- Born: 16 May 1964 Loviisa
- Died: 12 May 2017 (aged 52) Helsinki

Academic background
- Alma mater: Leiden University
- Thesis: Women at Deir El-Medina: A Study of the Status and Roles of the Female Inhabitants in the Workmen's Community During the Ramesside Period (2001)

Academic work
- Discipline: Egyptologist
- Institutions: University of Helsinki

= Jaana Toivari-Viitala =

Finnish egyptologist

Jaana Toivari-Viitala (16 May 1964 – 12 May 2017) was a Finnish egyptologist and museum curator who was Chair of the Finnish Egyptology Society and Head of the Department of Egyptology at the University of Helsinki.

== Biography ==
Toivari-Viitala was born in Loviisa on 16 May 1964. She was passionate about Ancient Egypt since her childhood. She studied for her PhD at the Leiden University, which explored the lives of the women who lived at Deir el-Medîna, the village where the builders of the tombs in the Valley of the Kings lived. This work examined many aspects of women's lives there, including sex, maternity and property ownership. She argued that women were independent and active in the economic life of the community there.

=== Career ===
Toivari-Viitala was one of the editors of The Deir el-Medina Database (an online index of texts from Deir el-Medîna, compiled at Leiden University from 1998), to which she contributed for many years. She was appointed head of the Department of Egyptology at the University of Helsinki. From 2008-13 she led the project Ihminen ja ympäristö (Man and the Environment), which was funded by the Academy of Finland in order to study and record part of the UNESCO World Heritage Site at Thebes.

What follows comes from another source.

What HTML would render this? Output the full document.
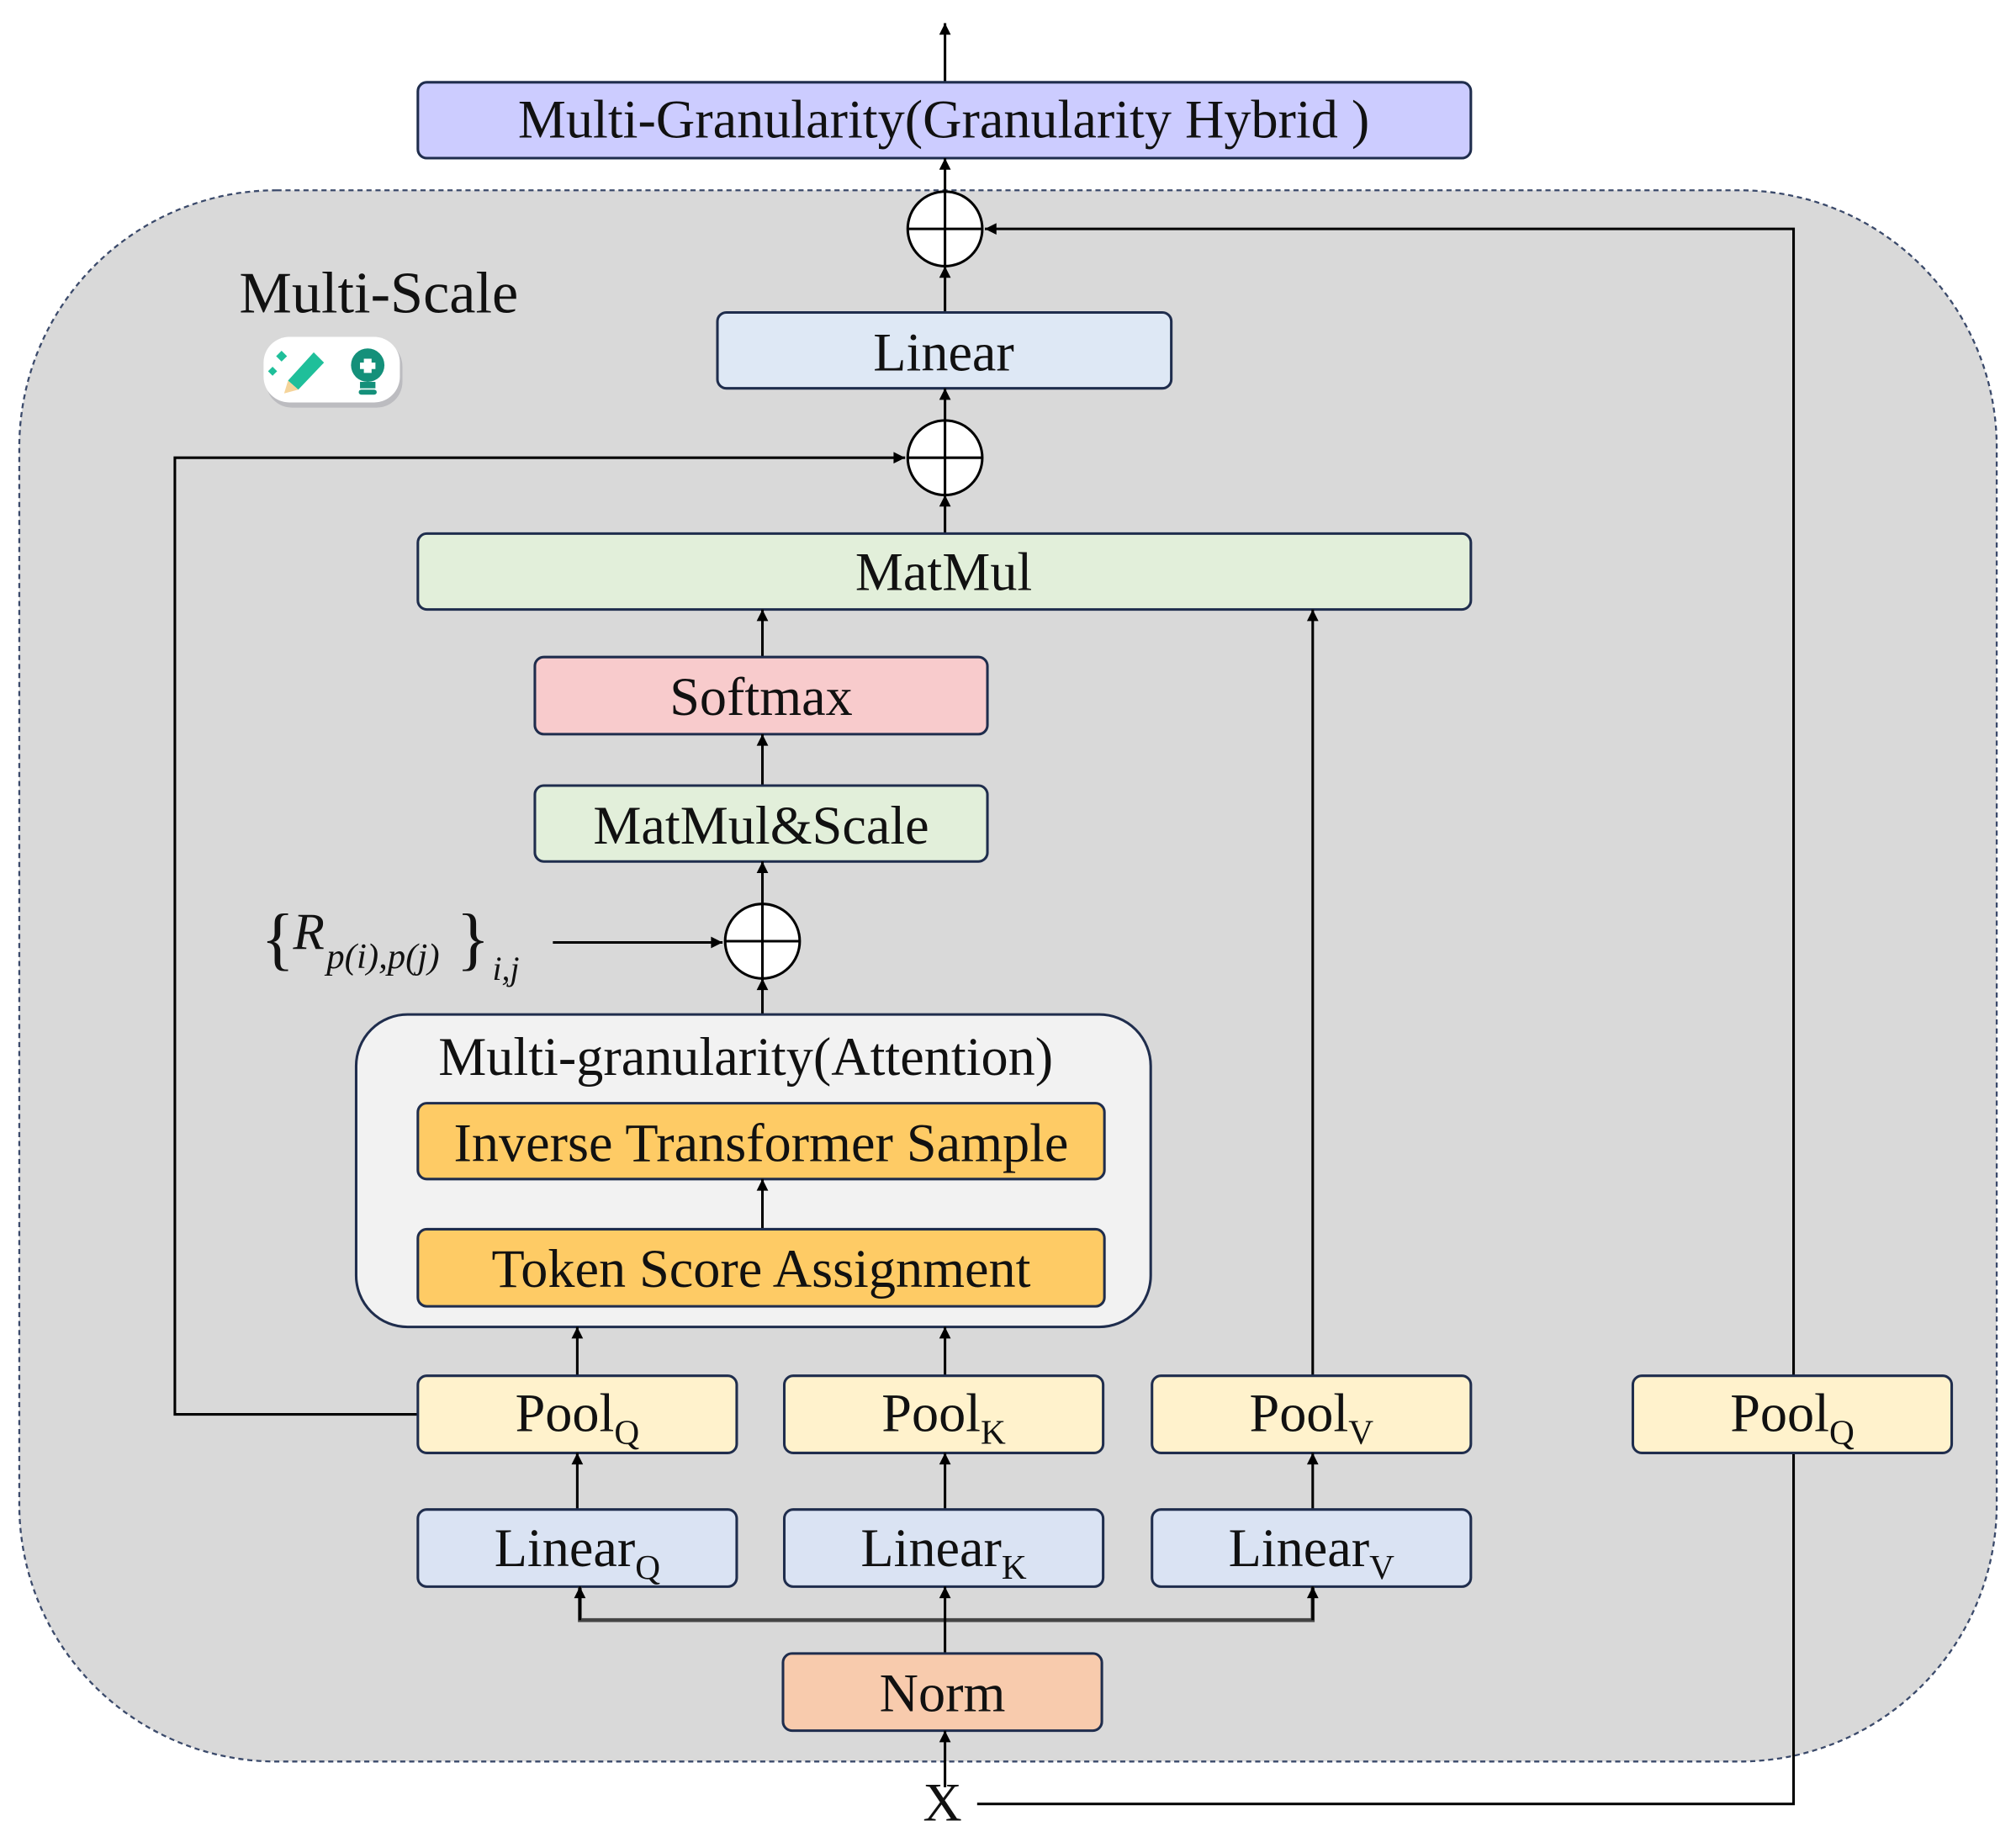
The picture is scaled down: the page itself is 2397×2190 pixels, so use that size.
<!DOCTYPE html>
<html><head><meta charset="utf-8"><style>
html,body{margin:0;padding:0;background:#fff;}
svg{display:block}
text{font-family:"Liberation Serif",serif;fill:#111;}
</style></head><body>
<svg width="2397" height="2190" viewBox="0 0 1568 1432.6" xmlns="http://www.w3.org/2000/svg">
<defs>
<marker id="b" viewBox="0 0 10 10" refX="10" refY="5" markerWidth="14" markerHeight="9" orient="auto" markerUnits="userSpaceOnUse">
<path d="M0,0 L10,5 L0,10 z" fill="#000"/></marker>
</defs>
<rect width="1568" height="1433" fill="#fff"/>
<rect x="15" y="148" width="1538" height="1222" rx="200" ry="200" fill="#d9d9d9" stroke="#3b4a6b" stroke-width="1.5" stroke-dasharray="4,3"/>
<line x1="735" y1="64" x2="735" y2="18" stroke="#000" stroke-width="2" marker-end="url(#b)"/>
<rect x="325" y="64" width="819" height="59" rx="7" fill="#ccccff" stroke="#1f2d4d" stroke-width="2"/>
<text x="734" y="107" font-size="42" text-anchor="middle">Multi-Granularity(Granularity Hybrid )</text>
<polyline points="760,1403 1395,1403 1395,178 766,178" fill="none" stroke="#000" stroke-width="2" marker-end="url(#b)"/>
<polyline points="325,1100 136,1100 136,356 704,356" fill="none" stroke="#000" stroke-width="2" marker-end="url(#b)"/>
<line x1="735" y1="149" x2="735" y2="123" stroke="#000" stroke-width="2" marker-end="url(#b)"/>
<ellipse cx="735" cy="178" rx="29" ry="29" fill="#fff" stroke="#000" stroke-width="2"/>
<line x1="706" y1="178" x2="764" y2="178" stroke="#000" stroke-width="2"/>
<line x1="735" y1="149" x2="735" y2="207" stroke="#000" stroke-width="2"/>
<line x1="735" y1="243" x2="735" y2="207" stroke="#000" stroke-width="2" marker-end="url(#b)"/>
<text x="186" y="243" font-size="46">Multi-Scale</text>
<rect x="207" y="265" width="106" height="52" rx="20" fill="#a0a0a8" opacity="0.5"/>
<rect x="205" y="262" width="106" height="51" rx="20" fill="#fff"/>
<path d="M224,296 L244,274 L252,282 L232,303 Z" fill="#1fbf9a"/>
<path d="M224,296 L232,303 L221,306 Z" fill="#f5d49a"/>
<rect x="216" y="274" width="6" height="6" fill="#1fbf9a" transform="rotate(45 219 277)"/>
<rect x="210" y="286" width="5" height="5" fill="#1fbf9a" transform="rotate(45 212 288)"/>
<circle cx="286" cy="284" r="13" fill="#14907a"/>
<rect x="280" y="297" width="12" height="5" fill="#14907a"/>
<rect x="279" y="303" width="14" height="4" rx="2" fill="#14907a"/>
<path d="M283,279 h6 v3 h3 v5 h-3 v3 h-6 v-3 h-3 v-5 h3z" fill="#fff"/>
<rect x="558" y="243" width="353" height="59" rx="7" fill="#dee8f5" stroke="#1f2d4d" stroke-width="2"/>
<text x="734" y="288" font-size="42" text-anchor="middle">Linear</text>
<line x1="735" y1="327" x2="735" y2="302" stroke="#000" stroke-width="2" marker-end="url(#b)"/>
<ellipse cx="735" cy="356" rx="29" ry="29" fill="#fff" stroke="#000" stroke-width="2"/>
<line x1="706" y1="356" x2="764" y2="356" stroke="#000" stroke-width="2"/>
<line x1="735" y1="327" x2="735" y2="385" stroke="#000" stroke-width="2"/>
<line x1="735" y1="415" x2="735" y2="385" stroke="#000" stroke-width="2" marker-end="url(#b)"/>
<rect x="325" y="415" width="819" height="59" rx="7" fill="#e2efda" stroke="#1f2d4d" stroke-width="2"/>
<text x="734" y="459" font-size="42" text-anchor="middle">MatMul</text>
<line x1="593" y1="511" x2="593" y2="474" stroke="#000" stroke-width="2" marker-end="url(#b)"/>
<rect x="416" y="511" width="352" height="60" rx="7" fill="#f8cbcc" stroke="#1f2d4d" stroke-width="2"/>
<text x="592" y="556" font-size="42" text-anchor="middle">Softmax</text>
<line x1="593" y1="611" x2="593" y2="571" stroke="#000" stroke-width="2" marker-end="url(#b)"/>
<rect x="416" y="611" width="352" height="59" rx="7" fill="#e2efda" stroke="#1f2d4d" stroke-width="2"/>
<text x="592" y="656" font-size="42" text-anchor="middle">MatMul&amp;Scale</text>
<line x1="593" y1="703" x2="593" y2="670" stroke="#000" stroke-width="2" marker-end="url(#b)"/>
<ellipse cx="593" cy="732" rx="29" ry="29" fill="#fff" stroke="#000" stroke-width="2"/>
<line x1="564" y1="732" x2="622" y2="732" stroke="#000" stroke-width="2"/>
<line x1="593" y1="703" x2="593" y2="761" stroke="#000" stroke-width="2"/>
<line x1="593" y1="789" x2="593" y2="761" stroke="#000" stroke-width="2" marker-end="url(#b)"/>
<text x="203" y="748" font-size="54" fill="#222">{</text>
<text x="228" y="738" font-size="40" font-style="italic" fill="#222">R</text>
<text x="254" y="753" font-size="28" font-style="italic" fill="#222">p(i),p(j)</text>
<text x="355" y="748" font-size="54" fill="#222">}</text>
<text x="383" y="762" font-size="26" font-style="italic" fill="#222">i,j</text>
<line x1="430" y1="733" x2="562" y2="733" stroke="#000" stroke-width="2" marker-end="url(#b)"/>
<rect x="277" y="789" width="618" height="243" rx="40" fill="#f2f2f2" stroke="#1f2d4d" stroke-width="2"/>
<text x="580" y="836" font-size="42" text-anchor="middle">Multi-granularity(Attention)</text>
<rect x="325" y="858" width="534" height="59" rx="7" fill="#fecb65" stroke="#1f2d4d" stroke-width="2"/>
<text x="592" y="903" font-size="42" text-anchor="middle">Inverse Transformer Sample</text>
<line x1="593" y1="956" x2="593" y2="917" stroke="#000" stroke-width="2" marker-end="url(#b)"/>
<rect x="325" y="956" width="534" height="60" rx="7" fill="#fecb65" stroke="#1f2d4d" stroke-width="2"/>
<text x="592" y="1001" font-size="42" text-anchor="middle">Token Score Assignment</text>
<line x1="449" y1="1070" x2="449" y2="1032" stroke="#000" stroke-width="2" marker-end="url(#b)"/>
<line x1="735" y1="1070" x2="735" y2="1032" stroke="#000" stroke-width="2" marker-end="url(#b)"/>
<line x1="1021" y1="1070" x2="1021" y2="474" stroke="#000" stroke-width="2" marker-end="url(#b)"/>
<g fill="#fff2cc" stroke="#1f2d4d" stroke-width="2">
<rect x="325" y="1070" width="248" height="60" rx="7"/>
<rect x="610" y="1070" width="248" height="60" rx="7"/>
<rect x="896" y="1070" width="248" height="60" rx="7"/>
<rect x="1270" y="1070" width="248" height="60" rx="7"/>
</g>
<g font-size="42" text-anchor="middle">
<text x="449" y="1113">Pool<tspan font-size="27" dy="10">Q</tspan></text>
<text x="734" y="1113">Pool<tspan font-size="27" dy="10">K</tspan></text>
<text x="1020" y="1113">Pool<tspan font-size="27" dy="10">V</tspan></text>
<text x="1394" y="1113">Pool<tspan font-size="27" dy="10">Q</tspan></text>
</g>
<line x1="449" y1="1174" x2="449" y2="1130" stroke="#000" stroke-width="2" marker-end="url(#b)"/>
<line x1="735" y1="1174" x2="735" y2="1130" stroke="#000" stroke-width="2" marker-end="url(#b)"/>
<line x1="1021" y1="1174" x2="1021" y2="1130" stroke="#000" stroke-width="2" marker-end="url(#b)"/>
<g fill="#dae3f3" stroke="#1f2d4d" stroke-width="2">
<rect x="325" y="1174" width="248" height="60" rx="7"/>
<rect x="610" y="1174" width="248" height="60" rx="7"/>
<rect x="896" y="1174" width="248" height="60" rx="7"/>
</g>
<g font-size="42" text-anchor="middle">
<text x="449" y="1218">Linear<tspan font-size="27" dy="10">Q</tspan></text>
<text x="734" y="1218">Linear<tspan font-size="27" dy="10">K</tspan></text>
<text x="1020" y="1218">Linear<tspan font-size="27" dy="10">V</tspan></text>
</g>
<polyline points="451,1234 451,1260 1021,1260 1021,1234" fill="none" stroke="#444" stroke-width="3"/>
<line x1="451" y1="1260" x2="451" y2="1234" stroke="#000" stroke-width="2" marker-end="url(#b)"/>
<line x1="1021" y1="1260" x2="1021" y2="1234" stroke="#000" stroke-width="2" marker-end="url(#b)"/>
<line x1="735" y1="1286" x2="735" y2="1234" stroke="#000" stroke-width="2" marker-end="url(#b)"/>
<rect x="609" y="1286" width="248" height="60" rx="7" fill="#f8cbad" stroke="#1f2d4d" stroke-width="2"/>
<text x="733" y="1331" font-size="42" text-anchor="middle">Norm</text>
<line x1="735" y1="1390" x2="735" y2="1346" stroke="#000" stroke-width="2" marker-end="url(#b)"/>
<text x="733" y="1416" font-size="42" text-anchor="middle">X</text>
</svg>
</body></html>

In 2009, she curated the exhibition Egypt! Egypt! Egypt! which brought objects from collections across Europe to Finland, marking the 40th anniversary of the Finnish Egyptology Society. She became chair of the Finnish Egyptology Society in 2005. She was later curator at Loviisa Museum.

=== Research ===
Toivari-Viitala's research examined the role women played in Egyptian life, particularly in terms of economics and administration. She was also an expert on Egyptian love poetry, personal names and hieroglyphics. Her work on papyrus manuscripts led to a collaboration examining the eclipsing variable star Algol, which was recorded in the Cairo Calendar. The link between the astronomical phenomenon and the specific manuscript was first raised by Toivari-Viitala and was widely reported, including in the New Scientist.

Toivari-Viitala died suddenly in Helsinki on 12 May 2017.